De la même manière qu'il pimentait plus que de raison les ressorts dramatiques de La belle équipe, Julien Duvivier rappelle qu'il a la main lourde quand il s'agit de faire crouler sous le poids des larmes les paupières de son audience. L'intention est compréhensible, marquer les esprits en évitant le consensuel, mais une fois encore, l'âpreté du final tombe comme un cheveu sur la soupe. Difficile, alors, d'y adhérer complètement, et c'est bien dommage, parce qu'en soi, il est empreint d'une belle émotion.
Ne serait-ce parce qu'il clôt un portrait touchant, celui d'une famille de grandes gueules entraînées à torturer le verbe en toute circonstance. Un bal d'acteurs, passés maîtres dans l'art de faire vivre des dialogue délicieux, qui font de La fin du jour un film à part, une séance particulière dont on se souvient sans doute. Quand ce n'est pas Michel Simon qui lâche sauvagement la pleine expression de ses puissantes cordes vocales et son élocution si singulière, c'est Louis Jouvet qui avale le cadre en faux Don Juan insouciant dont la complexité ne se révèle que dans les dernières minutes.

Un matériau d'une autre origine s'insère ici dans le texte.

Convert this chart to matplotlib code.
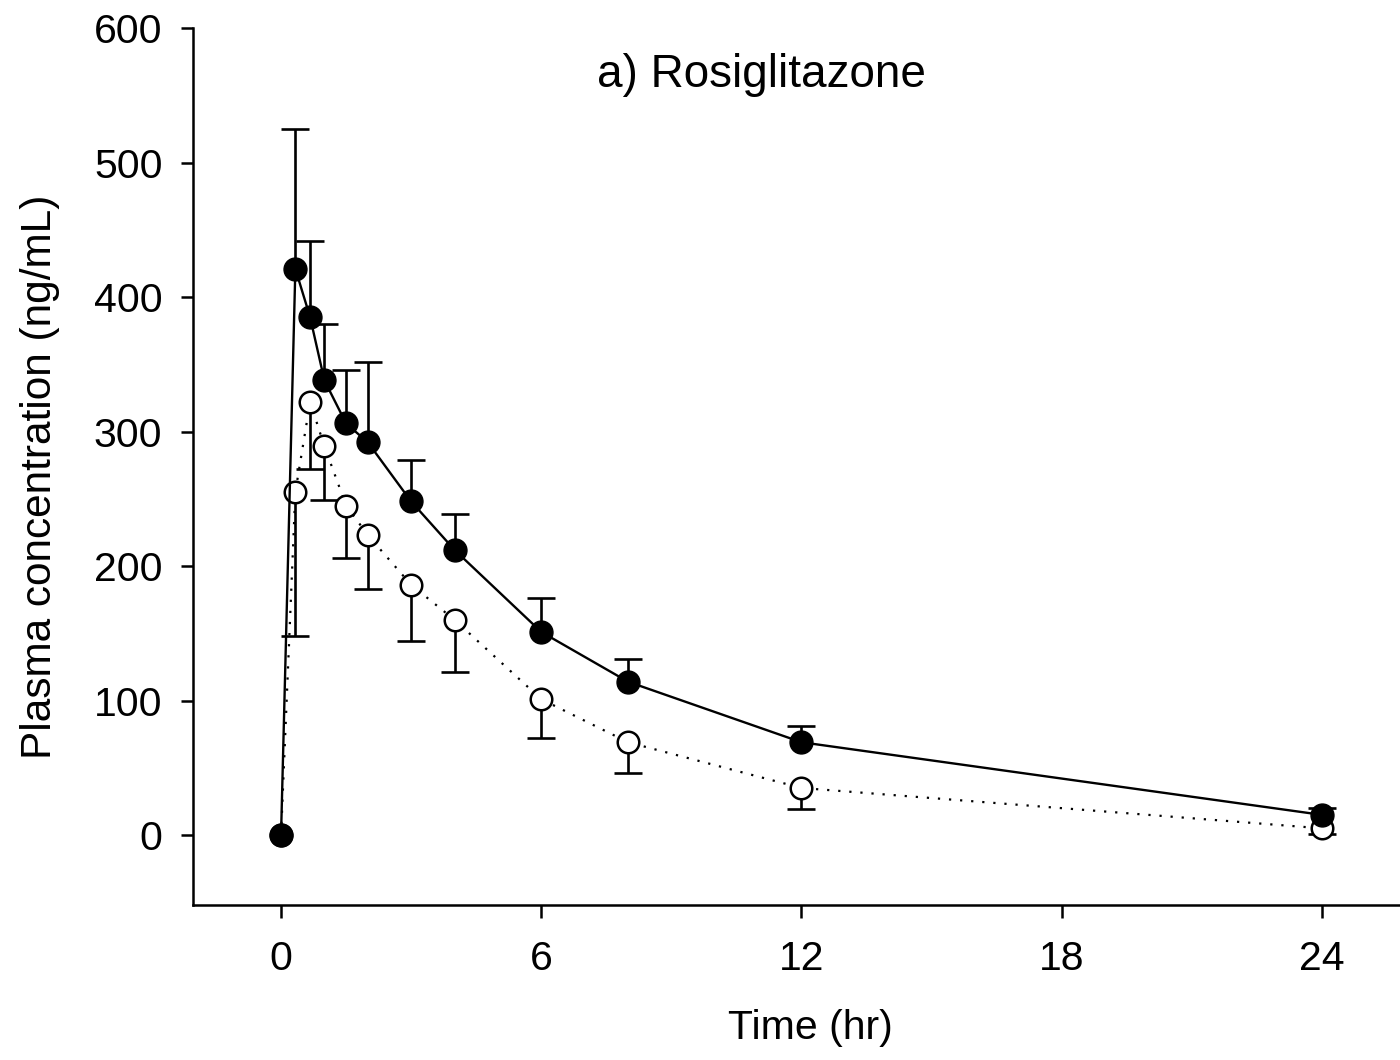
import matplotlib
matplotlib.use("Agg")
import matplotlib.pyplot as plt
import numpy as np

plt.rcParams['font.family'] = ['Liberation Sans', 'DejaVu Sans']

time_hr = [0, 0.33, 0.67, 1, 1.5, 2, 3, 4, 6, 8, 12, 24]
filled_mean = [0, 421, 385, 338, 306, 292, 248, 212, 151, 114, 69, 15]
filled_sd = [0, 104, 57, 42, 40, 60, 31, 27, 25, 17, 12, 5]
open_mean = [0, 255, 322, 289, 245, 223, 186, 160, 101, 69, 35, 5]
open_sd = [0, 107, 50, 40, 39, 40, 42, 39, 29, 23, 16, 4]

xticks = [0, 6, 12, 18, 24]
yticks = [0, 100, 200, 300, 400, 500, 600]

fig = plt.figure(figsize=(14, 10.6), dpi=100)
ax = fig.add_axes([193/1400, 1-905/1060, 1-193/1400, (905-28)/1060])

t = np.array(time_hr, dtype=float)
fm, fs = np.array(filled_mean, float), np.array(filled_sd, float)
om, osd = np.array(open_mean, float), np.array(open_sd, float)

cap_ms = 19.5  # cap width in points
elw = 1.9

# open series: lower error bars only
mask_o = osd > 0
ax.vlines(t[mask_o], om[mask_o] - osd[mask_o], om[mask_o], color='black', lw=elw, zorder=2)
ax.plot(t[mask_o], om[mask_o] - osd[mask_o], linestyle='none', marker='_',
        markersize=cap_ms, markeredgewidth=elw, color='black', zorder=2)
ax.plot(t, om, linestyle=(0, (1, 4)), color='black', lw=1.6,
        marker='o', markersize=15.5, markerfacecolor='white',
        markeredgecolor='black', markeredgewidth=1.8, zorder=3)

# filled series: upper error bars only
mask_f = fs > 0
ax.vlines(t[mask_f], fm[mask_f], fm[mask_f] + fs[mask_f], color='black', lw=elw, zorder=4)
ax.plot(t[mask_f], fm[mask_f] + fs[mask_f], linestyle='none', marker='_',
        markersize=cap_ms, markeredgewidth=elw, color='black', zorder=4)
ax.plot(t, fm, linestyle='-', color='black', lw=1.7,
        marker='o', markersize=16.5, markerfacecolor='black',
        markeredgecolor='black', markeredgewidth=1, zorder=5)

ax.set_xlim(-2.03, 25.8)
ax.set_ylim(-52, 600)
ax.set_xticks(xticks)
ax.set_yticks(yticks)
for s in ['top', 'right']:
    ax.spines[s].set_visible(False)
for s in ['left', 'bottom']:
    ax.spines[s].set_linewidth(1.8)
ax.tick_params(axis='both', direction='out', length=9, width=1.8, labelsize=29.5)
ax.tick_params(axis='y', pad=13)
ax.tick_params(axis='x', pad=16)

fig.text(761/1400, 1-75/1060, 'a) Rosiglitazone', ha='center', va='center', fontsize=33)
fig.text(810/1400, 1-1028/1060, 'Time (hr)', ha='center', va='center', fontsize=29.5)
fig.text(40/1400, 1-477/1060, 'Plasma concentration (ng/mL)', ha='center', va='center',
         rotation=90, fontsize=30.5)

fig.savefig('out.png', dpi=100)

Autour des deux lascars, les autres personnages n'existent, par contre, que très peu. Trop nombreux, sans réel temps d'antenne, alors qu'ils sont nécessaires à la pleine expression des deux protagonistes, on ne les considère pas vraiment. Pire, on les subit pour certains : quid de la jeune Jeanette, caractérisée sans finesse, un personnage pourtant important auquel il est difficile d'accorder du crédit.

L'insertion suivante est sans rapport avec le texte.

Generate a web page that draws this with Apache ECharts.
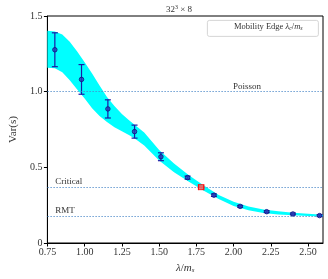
<!DOCTYPE html>
<html>
<head>
<meta charset="utf-8">
<script src="https://cdn.jsdelivr.net/npm/echarts@6/dist/echarts.min.js"></script>
<style>html,body{margin:0;padding:0;background:#fff}#c{width:328px;height:279px}</style>
</head>
<body>
<div id="c"></div>
<script>
// ---- data ----
const bandX     = [0.75, 0.80, 0.85, 0.90, 0.95, 1.00, 1.05, 1.10, 1.15, 1.20, 1.25, 1.30, 1.35, 1.40, 1.50, 1.60, 1.70, 1.80, 1.90, 2.00, 2.10, 2.20, 2.30, 2.40, 2.50, 2.60];
const bandUpper = [1.403, 1.398, 1.378, 1.330, 1.265, 1.195, 1.120, 1.040, 0.965, 0.905, 0.852, 0.810, 0.770, 0.730, 0.615, 0.525, 0.448, 0.380, 0.318, 0.272, 0.241, 0.222, 0.209, 0.200, 0.193, 0.187];
const bandLower = [1.158, 1.155, 1.128, 1.075, 1.015, 0.955, 0.890, 0.840, 0.800, 0.765, 0.738, 0.712, 0.680, 0.645, 0.545, 0.468, 0.405, 0.345, 0.290, 0.245, 0.216, 0.199, 0.188, 0.184, 0.179, 0.175];
const ptX   = [0.800, 0.979, 1.156, 1.335, 1.512, 1.691, 1.868, 2.044, 2.222, 2.398, 2.577];
const ptY   = [1.277, 1.081, 0.886, 0.736, 0.570, 0.432, 0.316, 0.242, 0.207, 0.192, 0.181];
const ptErr = [0.112, 0.098, 0.060, 0.043, 0.026, 0.010, 0.008, 0.006, 0.006, 0.006, 0.006];
const edgeX = [1.782], edgeY = [0.369], edgeXErr = [0.018];
const refY = [1.0, 0.369, 0.178];
const refLabels = ['Poisson', 'Critical', 'RMT'];
const refLabelX = [2.09, 0.803, 0.803];
const xTicks = [0.75, 1.00, 1.25, 1.50, 1.75, 2.00, 2.25, 2.50];
const yTicks = [0, 0.5, 1.0, 1.5];
const yTickLabels = ['0', '0.5', '1.0', '1.5'];

const FONT = '"Liberation Serif", "DejaVu Serif", serif';
const BLUE = '#1a1aa6';
const REF = '#4a86c8';

const chart = echarts.init(document.getElementById('c'), null, {renderer: 'canvas'});

const option = {
  animation: false,
  title: {
    text: '32{sup|3} × 8', left: 161, top: -1,
    textStyle: {fontFamily: FONT, fontSize: 9, fontWeight: 'normal', color: '#333',
      rich: {sup: {fontFamily: FONT, fontSize: 6, verticalAlign: 'top', padding: [0,0,5,0], color: '#333'}}}
  },
  grid: {left: 37, right: 5, top: 16, bottom: 35, show: true, borderColor: '#000', borderWidth: 1, backgroundColor: 'transparent'},
  xAxis: {
    type: 'value', min: 0.75, max: 2.6,
    name: '{i|λ}/{i|m}{s|s}', nameLocation: 'middle', nameGap: 20,
    nameTextStyle: {fontFamily: FONT, fontSize: 11, color: '#333',
      rich: {i: {fontFamily: FONT, fontStyle: 'italic', fontSize: 11, color: '#333'},
             s: {fontFamily: FONT, fontStyle: 'italic', fontSize: 7, verticalAlign: 'bottom', padding: [4,0,0,0], color: '#333'}}},
    axisLine: {show: true, lineStyle: {color: '#000', width: 1}},
    axisTick: {show: true, length: 3.5, lineStyle: {color: '#000'}, customValues: xTicks},
    axisLabel: {fontFamily: FONT, fontSize: 10, color: '#333', margin: 4, customValues: xTicks,
      formatter: v => v.toFixed(2)},
    splitLine: {show: false}
  },
  yAxis: {
    type: 'value', min: 0, max: 1.5, interval: 0.5,
    name: 'Var(s)', nameLocation: 'middle', nameGap: 21,
    nameTextStyle: {fontFamily: FONT, fontSize: 11, color: '#333'},
    axisLine: {show: true, lineStyle: {color: '#000', width: 1}},
    axisTick: {show: true, length: 3.5, lineStyle: {color: '#000'}},
    axisLabel: {fontFamily: FONT, fontSize: 10, color: '#333', margin: 5,
      formatter: v => { const i = yTicks.findIndex(t => Math.abs(t - v) < 1e-9); return i >= 0 ? yTickLabels[i] : ''; }},
    splitLine: {show: false}
  },
  series: [
    {type: 'custom', name: 'band', z: 1, silent: true, clip: true,
     data: [[bandX[0], bandLower[0]]],
     renderItem: (params, api) => {
       const pts = [];
       for (let i = 0; i < bandX.length; i++) pts.push(api.coord([bandX[i], bandUpper[i]]));
       for (let i = bandX.length - 1; i >= 0; i--) pts.push(api.coord([bandX[i], bandLower[i]]));
       return {type: 'polygon', shape: {points: pts}, style: {fill: '#00ffff', stroke: null}};
     }},
    {type: 'line', name: 'refs', data: [], z: 3, silent: true,
     markLine: {silent: true, symbol: 'none', animation: false,
       lineStyle: {color: REF, type: [1.5, 1.5], width: 0.8},
       label: {show: false},
       data: refY.map(y => ({yAxis: y}))},
     markPoint: {silent: true, symbol: 'circle', symbolSize: 0,
       data: refY.map((y, i) => ({coord: [refLabelX[i], y],
         label: {show: true, formatter: refLabels[i], position: [0, -1],
           align: i === 0 ? 'center' : 'left', verticalAlign: 'bottom',
           fontFamily: FONT, fontSize: 9, color: '#333'}}))}
    },
    {type: 'custom', name: 'errBlue', z: 4,
     data: ptX.map((x, i) => [x, ptY[i], ptErr[i]]),
     renderItem: (params, api) => {
       const x = api.value(0), y = api.value(1), e = api.value(2);
       const a = api.coord([x, y + e]), b = api.coord([x, y - e]);
       const s = {stroke: BLUE, lineWidth: 1.2};
       return {type: 'group', children: [
         {type: 'line', shape: {x1: a[0], y1: a[1], x2: b[0], y2: b[1]}, style: s},
         {type: 'line', shape: {x1: a[0]-3, y1: a[1], x2: a[0]+3, y2: a[1]}, style: s},
         {type: 'line', shape: {x1: b[0]-3, y1: b[1], x2: b[0]+3, y2: b[1]}, style: s}
       ]};
     }},
    {type: 'scatter', name: 'points', z: 5, data: ptX.map((x, i) => [x, ptY[i]]),
     symbol: 'circle', symbolSize: 4.5, itemStyle: {color: '#2a3ab8', borderColor: '#101080', borderWidth: 1}},
    {type: 'custom', name: 'errRed', z: 6,
     data: edgeX.map((x, i) => [x, edgeY[i], edgeXErr[i]]),
     renderItem: (params, api) => {
       const x = api.value(0), y = api.value(1), e = api.value(2);
       const a = api.coord([x - e, y]), b = api.coord([x + e, y]);
       const s = {stroke: '#ff2020', lineWidth: 1.2};
       return {type: 'group', children: [
         {type: 'line', shape: {x1: a[0], y1: a[1], x2: b[0], y2: b[1]}, style: s},
         {type: 'line', shape: {x1: a[0], y1: a[1]-3, x2: a[0], y2: a[1]+3}, style: s},
         {type: 'line', shape: {x1: b[0], y1: b[1]-3, x2: b[0], y2: b[1]+3}, style: s}
       ]};
     }},
    {type: 'scatter', name: 'edge', z: 7, data: edgeX.map((x, i) => [x, edgeY[i]]),
     symbol: 'rect', symbolSize: 5, itemStyle: {color: '#ff6060', borderColor: '#ff0000', borderWidth: 1}}
  ],
  graphic: [
    {type: 'rect', left: 207, top: 20, shape: {width: 111, height: 16, r: 2},
     style: {fill: '#fff', stroke: '#ccc', lineWidth: 0.8}, z: 10},
    {type: 'group', left: 213, top: 25, z: 11, children: [
      {type: 'line', shape: {x1: 0.5, y1: 3, x2: 10.5, y2: 3}, style: {stroke: '#ff2020', lineWidth: 1.2}},
      {type: 'line', shape: {x1: 0.5, y1: 0, x2: 0.5, y2: 6}, style: {stroke: '#ff2020', lineWidth: 1.2}},
      {type: 'line', shape: {x1: 10.5, y1: 0, x2: 10.5, y2: 6}, style: {stroke: '#ff2020', lineWidth: 1.2}},
      {type: 'rect', shape: {x: 3.5, y: 0.5, width: 5, height: 5}, style: {fill: '#ff6060', stroke: '#ff0000', lineWidth: 1}}
    ]},
    {type: 'text', left: 234, top: 22, z: 11,
     style: {text: 'Mobility Edge {i|λ}{s|c}/{i|m}{s|s}', fontFamily: FONT, fontSize: 8.5, fill: '#333',
       rich: {i: {fontFamily: FONT, fontStyle: 'italic', fontSize: 8.5},
              s: {fontFamily: FONT, fontStyle: 'italic', fontSize: 6, verticalAlign: 'bottom', padding: [3,0,0,0]}}}}
  ]
};
chart.setOption(option);
</script>
</body>
</html>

Rien de dommageable cependant, c'est le cœur mi-lourd, mi-léger que l'on finit la séance. La fin du jour est un film habité, qui parvient à divertir puis émouvoir dans le même temps, dirigé par un metteur en scène qui connaît son affaire et porté par deux grands tempéraments – même s'il y a fort à parier que les détracteurs de Michel Simon risquent de grincer des dents- . Dommage qu'au moment de lier tout ça, Julien Duvivier se laisse aller aux ellipses et à la facilité, dans la dernière demi-heure notamment, qui donne l'impression d'être un peu trop vite expédiée, alors que les autres actes ont été considérablement, et sans doute un peu trop longuement, explorés.